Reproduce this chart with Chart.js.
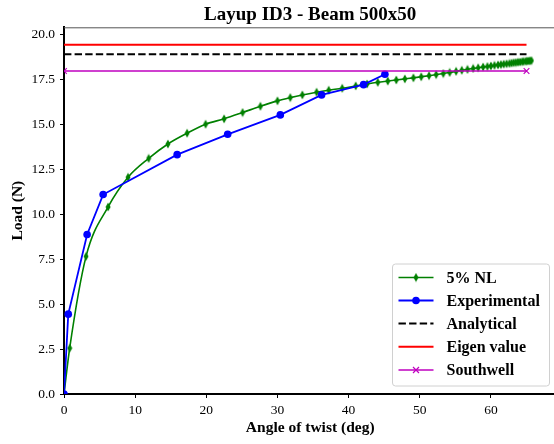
<!DOCTYPE html>
<html>
<head>
<meta charset="utf-8">
<script src="https://cdn.jsdelivr.net/npm/chart.js@4.4.1/dist/chart.umd.min.js"></script>
<style>
  html, body { margin: 0; padding: 0; background: #fff; overflow: hidden; }
  #wrap { position: absolute; left: 0; top: 0; width: 562px; height: 444px; }
</style>
</head>
<body>
<div id="wrap"><canvas id="chart" width="562" height="444"></canvas></div>
<script>
// ---- data ----
var nlAngle = [0, 0.8, 3.1, 6.2, 9.0, 11.9, 14.6, 17.3, 19.9, 22.5, 25.1, 27.6, 30.0, 31.8, 33.5, 35.5,
  37.2, 39.1, 41.0, 42.6, 44.1, 45.5, 46.7, 47.9, 49.1, 50.2, 51.3, 52.3, 53.3, 54.2, 55.1, 55.9,
  56.7, 57.5, 58.2, 58.9, 59.5, 60.0, 60.5, 61.0, 61.4, 61.8, 62.2, 62.6, 62.9, 63.2, 63.5, 63.8,
  64.1, 64.4, 64.6, 64.9, 65.1, 65.3, 65.5, 65.7];
var nlLoad = [0, 2.55, 7.65, 10.4, 12.05, 13.1, 13.9, 14.5, 15.0, 15.3, 15.65, 16.0, 16.3, 16.48, 16.63, 16.78,
  16.89, 17.0, 17.13, 17.24, 17.33, 17.4, 17.46, 17.52, 17.58, 17.64, 17.7, 17.76, 17.82, 17.88, 17.94, 18.0,
  18.05, 18.1, 18.14, 18.18, 18.21, 18.24, 18.27, 18.3, 18.32, 18.34, 18.36, 18.38, 18.4, 18.42, 18.43, 18.45,
  18.46, 18.48, 18.49, 18.5, 18.51, 18.52, 18.53, 18.54];

var expAngle = [0, 0.6, 3.25, 5.5, 15.9, 23.0, 30.4, 36.2, 42.1, 45.1];
var expLoad = [0, 4.44, 8.87, 11.09, 13.31, 14.44, 15.52, 16.63, 17.2, 17.78];

var refAngle = [0, 65.0];
var analyticalLoad = [18.89, 18.89];
var eigenLoad = [19.42, 19.42];
var southwellLoad = [17.96, 17.96];

var chartTitle = "Layup ID3 - Beam 500x50";
var legendLabels = ["5% NL", "Experimental", "Analytical", "Eigen value", "Southwell"];

function pts(xs, ys) {
    return xs.map(function (x, i) { return { x: x, y: ys[i] }; });
}

// thin diamond marker for the NL curve
function thinDiamond(color) {
    var c = document.createElement("canvas");
    c.width = 6; c.height = 10;
    var g = c.getContext("2d");
    g.fillStyle = color;
    g.beginPath();
    g.moveTo(3, 0.5); g.lineTo(5.5, 5); g.lineTo(3, 9.5); g.lineTo(0.5, 5);
    g.closePath();
    g.fill();
    return c;
}
var diamond = thinDiamond("#008000");

var serif = "'Liberation Serif', 'Times New Roman', serif";

// title centred over the axes (like matplotlib), plus top spine
var axesTitle = {
    id: "axesTitle",
    afterDraw: function (chart) {
        var a = chart.chartArea, ctx = chart.ctx;
        ctx.save();
        ctx.strokeStyle = "#555";
        ctx.lineWidth = 1;
        ctx.beginPath();
        ctx.moveTo(a.left, a.top + 0.5);
        ctx.lineTo(a.right + 2, a.top + 0.5);
        ctx.stroke();

        ctx.fillStyle = "#000";
        ctx.font = "bold 19px " + serif;
        ctx.textAlign = "center";
        ctx.textBaseline = "alphabetic";
        ctx.fillText(chartTitle, (a.left + a.right) / 2, 20);
        ctx.restore();
    }
};

// legend drawn inside the axes, bottom right
var boxLegend = {
    id: "boxLegend",
    afterDraw: function (chart) {
        var ctx = chart.ctx;
        ctx.save();
        var x0 = 392.5, y0 = 264, w = 157, h = 122;
        ctx.beginPath();
        ctx.roundRect(x0, y0, w, h, 3);
        ctx.fillStyle = "rgba(255,255,255,0.85)";
        ctx.fill();
        ctx.strokeStyle = "#d0d0d0";
        ctx.lineWidth = 1;
        ctx.stroke();

        var rows = [277.5, 300.5, 323.5, 346.7, 370];
        var ds = chart.data.datasets;
        for (var i = 0; i < legendLabels.length; i++) {
            var d = ds[i], y = rows[i];
            ctx.beginPath();
            ctx.setLineDash(d.borderDash || []);
            ctx.strokeStyle = d.borderColor;
            ctx.lineWidth = d.borderWidth;
            ctx.moveTo(398.5, y); ctx.lineTo(433.5, y);
            ctx.stroke();
            ctx.setLineDash([]);
            if (i === 0) {
                ctx.drawImage(diamond, 416 - 3, y - 5);
            } else if (i === 1) {
                ctx.beginPath();
                ctx.arc(416, y, 3.8, 0, Math.PI * 2);
                ctx.fillStyle = "#0000ff";
                ctx.fill();
            } else if (i === 4) {
                ctx.beginPath();
                ctx.strokeStyle = "#bf00bf";
                ctx.lineWidth = 1.2;
                ctx.moveTo(413, y - 3); ctx.lineTo(419, y + 3);
                ctx.moveTo(413, y + 3); ctx.lineTo(419, y - 3);
                ctx.stroke();
            }
            ctx.fillStyle = "#000";
            ctx.font = "bold 16px " + serif;
            ctx.textBaseline = "middle";
            ctx.textAlign = "left";
            ctx.fillText(legendLabels[i], 446.5, y + 1);
        }
        ctx.restore();
    }
};

try {
    var ctx = document.getElementById("chart").getContext("2d");
    new Chart(ctx, {
        type: "line",
        data: {
            datasets: [{
                label: legendLabels[0],
                data: pts(nlAngle, nlLoad),
                borderColor: "#008000",
                backgroundColor: "#008000",
                borderWidth: 1.6,
                cubicInterpolationMode: "monotone",
                pointStyle: diamond,
                pointRadius: 4,
                order: 5,
                clip: 0
            }, {
                label: legendLabels[1],
                data: pts(expAngle, expLoad),
                borderColor: "#0000ff",
                backgroundColor: "#0000ff",
                borderWidth: 1.8,
                pointStyle: "circle",
                pointRadius: 3.8,
                pointBorderWidth: 0,
                order: 4,
                clip: 0
            }, {
                label: legendLabels[2],
                data: pts(refAngle, analyticalLoad),
                borderColor: "#000000",
                borderWidth: 2,
                borderDash: [7.4, 3.2],
                pointRadius: 0,
                order: 3,
                clip: 0
            }, {
                label: legendLabels[3],
                data: pts(refAngle, eigenLoad),
                borderColor: "#ff0000",
                borderWidth: 2,
                pointRadius: 0,
                order: 2,
                clip: 0
            }, {
                label: legendLabels[4],
                data: pts(refAngle, southwellLoad),
                borderColor: "#bf00bf",
                backgroundColor: "#bf00bf",
                borderWidth: 1.5,
                pointStyle: "crossRot",
                pointRadius: 4,
                pointBorderWidth: 1.2,
                order: 1,
                clip: 0
            }]
        },
        options: {
            responsive: false,
            devicePixelRatio: 1,
            animation: false,
            layout: { padding: { left: 0, right: 2, top: 27.3, bottom: 0 } },
            elements: { line: { tension: 0 } },
            plugins: {
                legend: { display: false },
                tooltip: { enabled: false },
                title: { display: false }
            },
            scales: {
                x: {
                    type: "linear",
                    min: 0,
                    max: 69.2,
                    afterFit: function (s) { s.height = 50; },
                    border: { display: true, color: "#000", width: 2 },
                    grid: { display: true, drawOnChartArea: false, drawTicks: true, tickLength: 4, color: "#000" },
                    ticks: {
                        stepSize: 10,
                        includeBounds: false,
                        color: "#000",
                        padding: 4,
                        maxRotation: 0,
                        font: { family: serif, size: 13.5 }
                    },
                    title: {
                        display: true,
                        text: "Angle of twist (deg)",
                        color: "#000",
                        font: { family: serif, size: 15.5, weight: "bold" },
                        padding: { top: 0, bottom: 7 }
                    }
                },
                y: {
                    type: "linear",
                    min: 0,
                    max: 20.39,
                    afterFit: function (s) { s.width = 64; },
                    border: { display: true, color: "#000", width: 2 },
                    grid: { display: true, drawOnChartArea: false, drawTicks: true, tickLength: 4, color: "#000" },
                    ticks: {
                        stepSize: 2.5,
                        includeBounds: false,
                        color: "#000",
                        padding: 5,
                        font: { family: serif, size: 13.5 },
                        callback: function (v) { return v.toFixed(1); }
                    },
                    title: {
                        display: true,
                        text: "Load (N)",
                        color: "#000",
                        font: { family: serif, size: 15.5, weight: "bold" },
                        padding: { top: 9, bottom: 0 }
                    }
                }
            }
        },
        plugins: [axesTitle, boxLegend]
    });
} catch (e) {
    console.log("Error in chart: " + e);
}
</script>
</body>
</html>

Exercise description
Set the lines above down again, word for word, from the first through the one containing "18.46, 18.48, 18.49, 18.5, 18.51, 18.52, 18.53, 18.54];"; pictures excluded.

Full response
Reproduce this chart with Chart.js.
<!DOCTYPE html>
<html>
<head>
<meta charset="utf-8">
<script src="https://cdn.jsdelivr.net/npm/chart.js@4.4.1/dist/chart.umd.min.js"></script>
<style>
  html, body { margin: 0; padding: 0; background: #fff; overflow: hidden; }
  #wrap { position: absolute; left: 0; top: 0; width: 562px; height: 444px; }
</style>
</head>
<body>
<div id="wrap"><canvas id="chart" width="562" height="444"></canvas></div>
<script>
// ---- data ----
var nlAngle = [0, 0.8, 3.1, 6.2, 9.0, 11.9, 14.6, 17.3, 19.9, 22.5, 25.1, 27.6, 30.0, 31.8, 33.5, 35.5,
  37.2, 39.1, 41.0, 42.6, 44.1, 45.5, 46.7, 47.9, 49.1, 50.2, 51.3, 52.3, 53.3, 54.2, 55.1, 55.9,
  56.7, 57.5, 58.2, 58.9, 59.5, 60.0, 60.5, 61.0, 61.4, 61.8, 62.2, 62.6, 62.9, 63.2, 63.5, 63.8,
  64.1, 64.4, 64.6, 64.9, 65.1, 65.3, 65.5, 65.7];
var nlLoad = [0, 2.55, 7.65, 10.4, 12.05, 13.1, 13.9, 14.5, 15.0, 15.3, 15.65, 16.0, 16.3, 16.48, 16.63, 16.78,
  16.89, 17.0, 17.13, 17.24, 17.33, 17.4, 17.46, 17.52, 17.58, 17.64, 17.7, 17.76, 17.82, 17.88, 17.94, 18.0,
  18.05, 18.1, 18.14, 18.18, 18.21, 18.24, 18.27, 18.3, 18.32, 18.34, 18.36, 18.38, 18.4, 18.42, 18.43, 18.45,
  18.46, 18.48, 18.49, 18.5, 18.51, 18.52, 18.53, 18.54];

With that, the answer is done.